• [WORK INSTRUCTIONS] Return the records from the first line through the line containing "(lapp) at (823,147)", and leave out the pictures.

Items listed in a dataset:

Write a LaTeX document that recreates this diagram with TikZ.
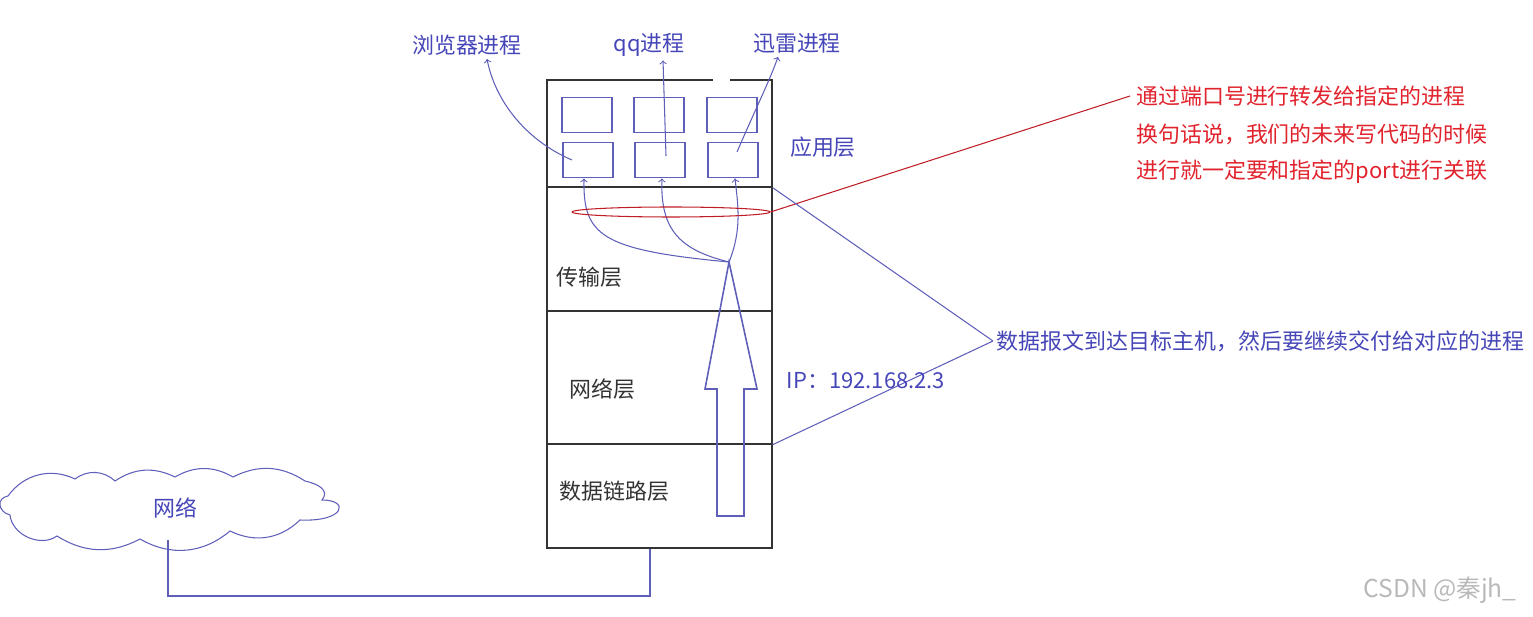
\documentclass[tikz,border=0pt]{standalone}
\usepackage{fontspec}
\newfontfamily\cjk{Noto Sans CJK SC}
\usepackage{tikz}
\usetikzlibrary{calc,positioning,shapes.geometric}
\definecolor{procblue}{RGB}{70,70,185}
\definecolor{wireblue}{RGB}{95,95,185}
\definecolor{notered}{RGB}{225,35,45}

\begin{document}
\begin{tikzpicture}[
    x=0.02cm, y=-0.02cm, % 按像素定位
    font=\cjk\fontsize{12.5}{15}\selectfont,
    layer/.style={draw=black!80, line width=0.8pt, minimum width=4.5cm, inner sep=0pt},
    pbox/.style={draw=wireblue, line width=0.8pt, minimum width=1cm, minimum height=0.71cm},
    wire/.style={draw=wireblue, line width=0.6pt},
    parrow/.style={wire, ->},
    lab/.style={text=procblue, inner sep=2pt},
  ]
  \useasboundingbox (0,0) rectangle (1533,617);
  % 协议栈
  \node[layer, minimum height=2.14cm] (app) at (659.5,133.5) {};
  \node[layer, minimum height=2.48cm] (trans) at (659.5,249) {};
  \node[layer, minimum height=2.66cm] (netw) at (659.5,377.5) {};
  \node[layer, minimum height=2.08cm] (link) at (659.5,496) {};
  \draw[white, line width=1.5pt] (713,80) -- (730,80); % 顶边的缺口
  \node[anchor=west, text=black!80] (ltrans) at (550,277) {传输层};
  \node[anchor=west, text=black!80] (lnetw) at (563,389) {网络层};
  \node[anchor=west, text=black!80] (llink) at (553,491) {数据链路层};
  \node[lab] (lapp) at (823,147) {应用层};

  % 应用层里的进程
  \node[pbox] (b1) at (587,115) {};
  \node[pbox] (b2) at (659,115) {};
  \node[pbox] (b3) at (732,115) {};
  \node[pbox] (b4) at (588,160) {};
  \node[pbox] (b5) at (660,160) {};
  \node[pbox] (b6) at (733,160) {};
  \node[lab] (pbrowser) at (467,45) {浏览器进程};
  \node[lab] (pqq) at (649,45) {qq进程};
  \node[lab] (pxunlei) at (797,43) {迅雷进程};
  \draw[parrow] ($(b4.center)+(-16,0)$) .. controls (525,140) and (495,100) .. ($(pbrowser.south)+(20,0)$);
  \draw[parrow] ($(b5.center)+(6,-4)$) -- ($(pqq.south)+(14,0)$);
  \draw[parrow] ($(b6.center)+(4,-8)$) .. controls (755,110) and (770,80) .. ($(pxunlei.south)+(-19,0)$);

  % 向上交付
  \coordinate (tip) at (729,262);
  \draw[wire, line width=0.9pt] (717,516) -- (717,389) -- (705,389) -- (tip) -- (757,389) -- (744,389) -- (744,516) -- cycle;
  \draw[parrow] (tip) .. controls (600,250) and (583,235) .. ($(b4.south)+(-4,0)$);
  \draw[parrow] (tip) .. controls (680,250) and (660,230) .. ($(b5.south)+(2,0)$);
  \draw[parrow] (tip) .. controls (742,230) and (738,205) .. ($(b6.south)+(2,0)$);

  % 端口
  \node[ellipse, draw=notered!85!black, line width=0.6pt, minimum width=3.96cm, minimum height=0.2cm, inner sep=0pt] (port) at (671,212) {};
  \node[text=notered, anchor=west] (note1) at (1130,96) {通过端口号进行转发给指定的进程};
  \node[text=notered, anchor=west] (note2) at ($(note1.west)+(0,38)$) {换句话说，我们的未来写代码的时候};
  \node[text=notered, anchor=west] (note3) at ($(note2.west)+(0,38)$) {进行就一定要和指定的port进行关联};
  \draw[notered!85!black, line width=0.6pt] (port.east) -- (note1.west);

  \node[lab, anchor=west] (arrive) at (993,341) {数据报文到达目标主机，然后要继续交付给对应的进程};
  \draw[wire] (arrive.west) -- (app.south east);
  \draw[wire] (arrive.west) -- (netw.south east);
  \node[lab, anchor=west] (ip) at (783,381) {IP：192.168.2.3};

  % 网络（云）
  \draw[wire] (8,496) to[bend left=40] (75,479) to[bend left=40] (115,481)
    to[bend left=30] (175,477) to[bend left=30] (233,477) to[bend left=30] (305,481)
    .. controls (318,484) and (330,490) .. (322,500)
    .. controls (350,500) and (345,522) .. (300,520)
    to[bend left=35] (230,531) to[bend left=35] (140,539) to[bend left=30] (57,536)
    to[bend left=60] (10,515) .. controls (-2,512) and (-4,498) .. cycle;
  \node[text=procblue] (net) at (175,508) {网络};
  \coordinate (netbot) at (168,540);
  \coordinate (joint) at (650,596);
  \draw[wire] (netbot) |- (joint) -- (joint |- link.south);

  \node[text=gray!55, font=\cjk\fontsize{14}{16}\selectfont] (mark) at (1440,590) {CSDN @秦jh\_};
\end{tikzpicture}
\end{document}
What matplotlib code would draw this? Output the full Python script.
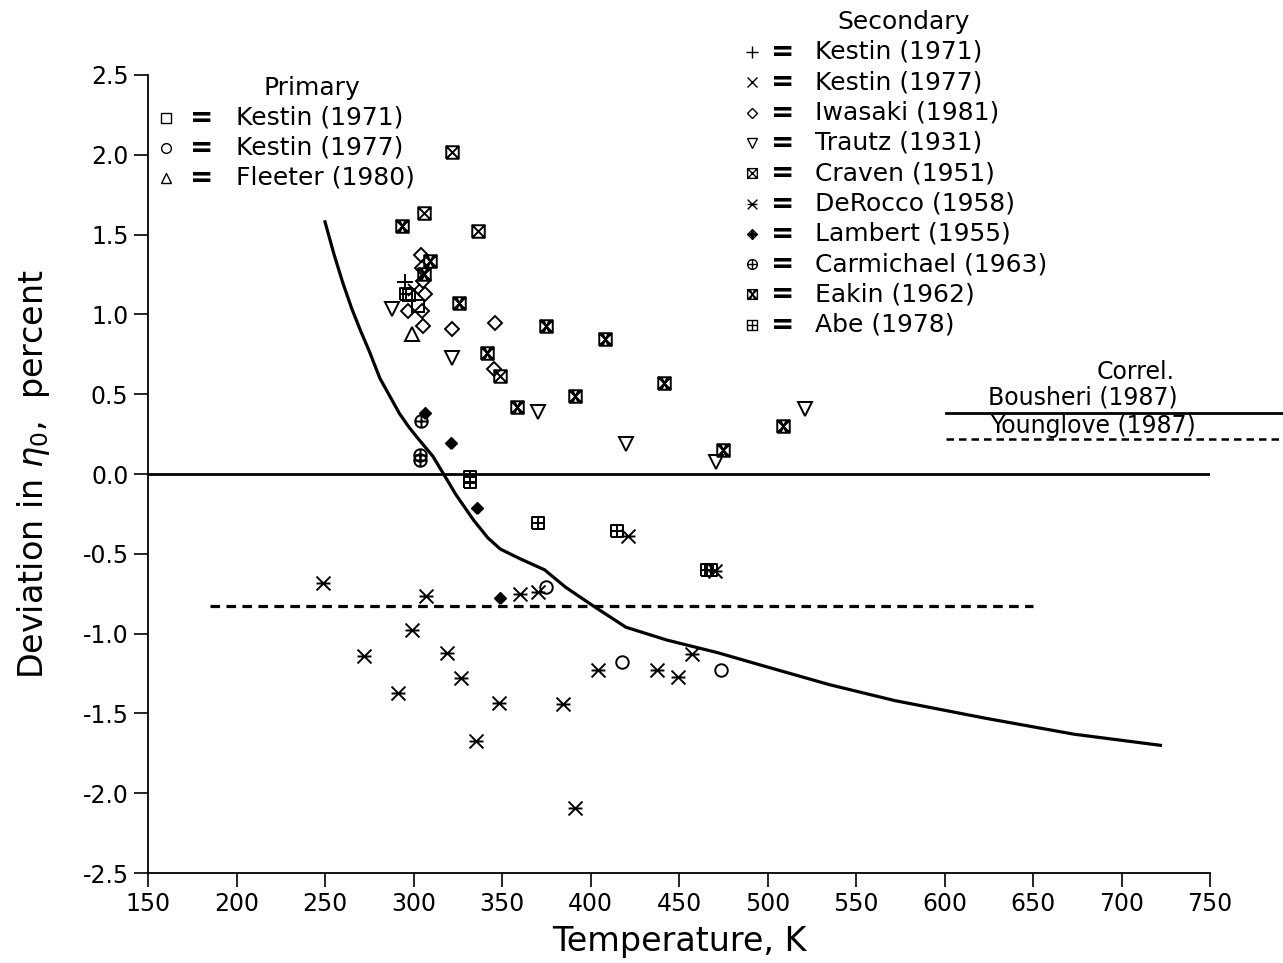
import numpy as np
import matplotlib
matplotlib.use("Agg")
import matplotlib.pyplot as plt
from matplotlib.path import Path
from matplotlib.lines import Line2D

# ---- data (T in K, deviation in percent) ----
kestin71_p_T = [297.5, 302.5]
kestin71_p_d = [1.12, 1.05]
kestin77_p_T = [375, 418, 474]
kestin77_p_d = [-0.71, -1.18, -1.23]
fleeter_T = [299]
fleeter_d = [0.875]

kestin71_s_T = [295]
kestin71_s_d = [1.205]
kestin77_s_T = [300]
kestin77_s_d = [1.15]
iwasaki_T = [304, 305, 305.5, 306.5, 296.7, 305, 305.5, 321.5, 346, 345.5]
iwasaki_d = [1.37, 1.29, 1.21, 1.13, 1.02, 1.02, 0.93, 0.91, 0.945, 0.66]
trautz_T = [288, 322, 370.5, 420, 471, 521]
trautz_d = [1.035, 0.725, 0.39, 0.19, 0.075, 0.405]
craven_T = [322, 306, 336.5, 349]
craven_d = [2.02, 1.635, 1.52, 0.615]
derocco_T = [248.7, 306.8, 360.2, 370.5, 299.3, 272, 319.1, 326.8, 291.4, 348.5,
             384.6, 335.1, 391.2, 421.4, 470.3, 404.4, 437.3, 449.2, 457.1]
derocco_d = [-0.68, -0.764, -0.75, -0.737, -0.98, -1.14, -1.12, -1.276, -1.37, -1.437,
             -1.44, -1.67, -2.09, -0.39, -0.61, -1.23, -1.23, -1.27, -1.128]
lambert_T = [306.5, 321.2, 335.7, 348.9]
lambert_d = [0.38, 0.196, -0.21, -0.78]
carmichael_T = [304, 303.7, 303.7]
carmichael_d = [0.33, 0.12, 0.09]
eakin_T = [293.3, 309.3, 306, 325.7, 341.7, 374.9, 408.2, 358.6, 391.2, 441.5, 475, 508.5]
eakin_d = [1.554, 1.336, 1.25, 1.07, 0.76, 0.93, 0.844, 0.42, 0.49, 0.568, 0.15, 0.30]
abe_T = [296, 332, 332, 370.5, 415, 465.6, 468]
abe_d = [1.13, -0.02, -0.05, -0.31, -0.355, -0.60, -0.60]

# correlation curve (Bousheri relative to reference)
curve_T = [250, 255, 260, 265, 270, 275, 281, 287, 292, 297, 302, 311, 317, 324, 334,
           342, 349, 360, 368, 374, 386, 402, 420, 443, 472, 497, 535, 572, 623, 673, 722]
curve_d = [1.58, 1.38, 1.20, 1.04, 0.90, 0.77, 0.60, 0.48, 0.38, 0.30, 0.23, 0.11, 0.0,
           -0.13, -0.29, -0.40, -0.47, -0.53, -0.57, -0.60, -0.71, -0.83, -0.96, -1.04,
           -1.12, -1.20, -1.32, -1.42, -1.53, -1.63, -1.70]
dashed_T = [185, 650]
dashed_d = [-0.83, -0.83]
bousheri_T = [601, 791]
bousheri_d = [0.385, 0.385]
younglove_T = [601, 791]
younglove_d = [0.22, 0.22]


# ---- custom marker shapes ----
def seg_path(segs, extra=None):
    verts, codes = [], []
    for seg in segs:
        verts.append(seg[0]); codes.append(Path.MOVETO)
        for p in seg[1:]:
            verts.append(p); codes.append(Path.LINETO)
    p = Path(verts, codes)
    if extra is not None:
        p = Path.make_compound_path(extra, p)
    return p


sq = [(-1, -1), (1, -1), (1, 1), (-1, 1), (-1, -1)]
m_craven = seg_path([sq, [(-1, -1), (1, 1)], [(-1, 1), (1, -1)]])
m_eakin = seg_path([sq, [(-1, -1), (1, 1)], [(-1, 1), (1, -1)],
                    [(-0.5, 1), (0.5, -1)], [(0.5, 1), (-0.5, -1)]])
m_abe = seg_path([sq, [(0, -1), (0, 1)], [(-1, 0), (1, 0)]])
m_derocco = seg_path([[(-1, -1), (1, 1)], [(-1, 1), (1, -1)], [(-1, 0), (1, 0)]])
m_lambert = seg_path([[(0, -1), (1, 0), (0, 1), (-1, 0), (0, -1)],
                      [(0, -1), (0, 1)], [(-1, 0), (1, 0)],
                      [(0, -0.5), (0.5, 0), (0, 0.5), (-0.5, 0), (0, -0.5)]])
m_carm = seg_path([[(0, -1), (0, 1)], [(-1, 0), (1, 0)]], extra=Path.unit_circle())

series = [
    (kestin71_p_T, kestin71_p_d, 's', 9),
    (kestin77_p_T, kestin77_p_d, 'o', 9),
    (fleeter_T, fleeter_d, '^', 10),
    (kestin71_s_T, kestin71_s_d, '+', 11),
    (kestin77_s_T, kestin77_s_d, 'x', 9),
    (iwasaki_T, iwasaki_d, 'D', 7),
    (trautz_T, trautz_d, 'v', 10),
    (craven_T, craven_d, m_craven, 9),
    (derocco_T, derocco_d, m_derocco, 10),
    (lambert_T, lambert_d, m_lambert, 8),
    (carmichael_T, carmichael_d, m_carm, 9),
    (eakin_T, eakin_d, m_eakin, 9),
    (abe_T, abe_d, m_abe, 9),
]

W, H = 1283, 963
fig = plt.figure(figsize=(W / 100, H / 100), dpi=100)
ax = fig.add_axes([148 / W, 1 - 873 / H, (1210 - 148) / W, (873 - 75) / H])

for T, d, m, ms in series:
    ax.plot(T, d, linestyle='none', marker=m, markersize=ms, markerfacecolor='none',
            markeredgecolor='black', markeredgewidth=1.4, color='black')

ax.plot(curve_T, curve_d, color='black', lw=2.3)
ax.axhline(0, color='black', lw=2.0)
ax.plot(dashed_T, dashed_d, color='black', lw=2.3, dashes=(3, 2))
ax.plot(bousheri_T, bousheri_d, color='black', lw=2.0, clip_on=False)
ax.plot(younglove_T, younglove_d, color='black', lw=1.8, dashes=(3, 2), clip_on=False)

ax.set_xlim(150, 750)
ax.set_ylim(-2.5, 2.5)
ax.set_xticks(np.arange(150, 751, 50))
ax.set_yticks(np.arange(-2.5, 2.51, 0.5))
ax.set_yticklabels([f"{v:.1f}" for v in np.arange(-2.5, 2.51, 0.5)])
ax.spines['top'].set_visible(False)
ax.spines['right'].set_visible(False)
ax.spines['left'].set_linewidth(1.3)
ax.spines['bottom'].set_linewidth(1.3)
ax.tick_params(direction='out', length=10, width=1.2, labelsize=17, pad=4)
ax.set_xlabel("Temperature, K", fontsize=24, labelpad=6)
ax.set_ylabel(r"Deviation in $\eta_0$,  percent", fontsize=24, labelpad=22)


# ---- legend blocks drawn in figure pixel coordinates ----
def fx(px):
    return px / W


def fy(py):
    return 1 - py / H


fig.text(fx(312), fy(88), "Primary", fontsize=18, ha='center', va='center')
prim = [('s', 7, "Kestin (1971)"), ('o', 7, "Kestin (1977)"), ('^', 7, "Fleeter (1980)")]
for i, (m, ms, lab) in enumerate(prim):
    y = 118 + 30 * i
    fig.add_artist(Line2D([fx(166)], [fy(y)], marker=m, markersize=ms, markerfacecolor='none',
                          markeredgecolor='black', markeredgewidth=1.0, linestyle='none',
                          transform=fig.transFigure))
    fig.text(fx(202), fy(y), "=", fontsize=20, fontweight='bold', ha='center', va='center')
    fig.text(fx(236), fy(y), lab, fontsize=18, ha='left', va='center')

fig.text(fx(904), fy(22), "Secondary", fontsize=18, ha='center', va='center')
sec = [('+', 9, "Kestin (1971)"), ('x', 7, "Kestin (1977)"), ('D', 5.5, "Iwasaki (1981)"),
       ('v', 7, "Trautz (1931)"), (m_craven, 7, "Craven (1951)"), (m_derocco, 7, "DeRocco (1958)"),
       (m_lambert, 7, "Lambert (1955)"), (m_carm, 7, "Carmichael (1963)"),
       (m_eakin, 7, "Eakin (1962)"), (m_abe, 7, "Abe (1978)")]
for i, (m, ms, lab) in enumerate(sec):
    y = 52 + 30.3 * i
    fig.add_artist(Line2D([fx(752)], [fy(y)], marker=m, markersize=ms, markerfacecolor='none',
                          markeredgecolor='black', markeredgewidth=1.0, linestyle='none',
                          transform=fig.transFigure))
    fig.text(fx(783), fy(y), "=", fontsize=20, fontweight='bold', ha='center', va='center')
    fig.text(fx(815), fy(y), lab, fontsize=18, ha='left', va='center')

fig.text(fx(1136), fy(372), "Correl.", fontsize=17, ha='center', va='center')
fig.text(fx(988), fy(398), "Bousheri (1987)", fontsize=17, ha='left', va='center')
fig.text(fx(990), fy(426), "Younglove (1987)", fontsize=17, ha='left', va='center')

fig.savefig("out.png", dpi=100)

• [SOLVED EXERCISE]
Write a LaTeX document that recreates this diagram with TikZ.
\documentclass[tikz,border=0pt]{standalone}
\usepackage{fontspec}
\newfontfamily\cjk{Noto Sans CJK SC}
\usepackage{tikz}
\usetikzlibrary{calc,positioning,shapes.geometric}
\definecolor{procblue}{RGB}{70,70,185}
\definecolor{wireblue}{RGB}{95,95,185}
\definecolor{notered}{RGB}{225,35,45}

\begin{document}
\begin{tikzpicture}[
    x=0.02cm, y=-0.02cm, % 按像素定位
    font=\cjk\fontsize{12.5}{15}\selectfont,
    layer/.style={draw=black!80, line width=0.8pt, minimum width=4.5cm, inner sep=0pt},
    pbox/.style={draw=wireblue, line width=0.8pt, minimum width=1cm, minimum height=0.71cm},
    wire/.style={draw=wireblue, line width=0.6pt},
    parrow/.style={wire, ->},
    lab/.style={text=procblue, inner sep=2pt},
  ]
  \useasboundingbox (0,0) rectangle (1533,617);
  % 协议栈
  \node[layer, minimum height=2.14cm] (app) at (659.5,133.5) {};
  \node[layer, minimum height=2.48cm] (trans) at (659.5,249) {};
  \node[layer, minimum height=2.66cm] (netw) at (659.5,377.5) {};
  \node[layer, minimum height=2.08cm] (link) at (659.5,496) {};
  \draw[white, line width=1.5pt] (713,80) -- (730,80); % 顶边的缺口
  \node[anchor=west, text=black!80] (ltrans) at (550,277) {传输层};
  \node[anchor=west, text=black!80] (lnetw) at (563,389) {网络层};
  \node[anchor=west, text=black!80] (llink) at (553,491) {数据链路层};
  \node[lab] (lapp) at (823,147) {应用层};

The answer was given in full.